Chief: No pressure to make arrests
New Kensington's police chief denied Friday that burglary and assault charges were filed against a Wilkinsburg policeman because the alleged victim is the son of a local school board member.
Wilkinsburg police detective Michael J. Adams, 43, of New Kensington, and his co-defendant, Brian G. Keener Sr., 49, of Verona, are on trial in Westmoreland County Common Pleas Court on charges of burglary and assault.
Adams, who was off-duty at the time, is accused of assaulting four men at a home on Charles Avenue in New Kensington and sticking a revolver into the mouth of Anthony Febbraio, whose father, Martin Febbraio, is a New Kensington-Arnold School Board member.
New Kensington police Chief Charles Korman testified yesterday that Martin Febbraio did not pressure him to file charges in what defense attorney Tom Ceraso contends was a nonviolent confrontation.
"He never said, 'You better arrest those two?' " Ceraso asked the chief.
"He never said that," Korman replied.
"He never said, 'You better arrest him or you'll have a problem?' " Ceraso asked.
"He never said that," Korman replied.
Ceraso said Adams and Keener were searching for whoever had damaged Adams' BMW with a rock about a week earlier.

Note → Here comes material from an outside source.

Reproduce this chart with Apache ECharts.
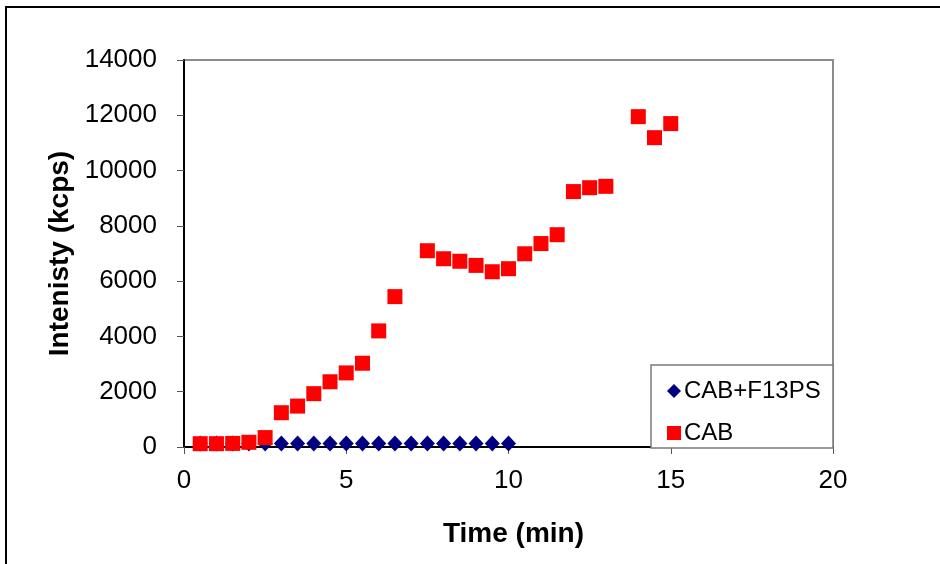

He said Anthony Febbraio's sport utility vehicle was seen in the neighborhood when the vandalism occurred.
On the witness stand, Febbraio admitted to being there when another man damaged the car.
Febbraio told the jury that when Adams and Keener burst into his home, Adams stuck a gun inside his mouth.
"It was for a few seconds, if that -- enough for him to say, 'I should blow your ... brains out,'" Febbraio testified. "I was afraid for my life."
Several witnesses, including Wilkinsburg School District Superintendent Joseph Tindal, testified that Adams has a reputation for being nonviolent.
"He's known as the peacemaker in our department," Wilkinsburg police Chief Michele Krempasky told the jury.
The trial is scheduled to continue Monday.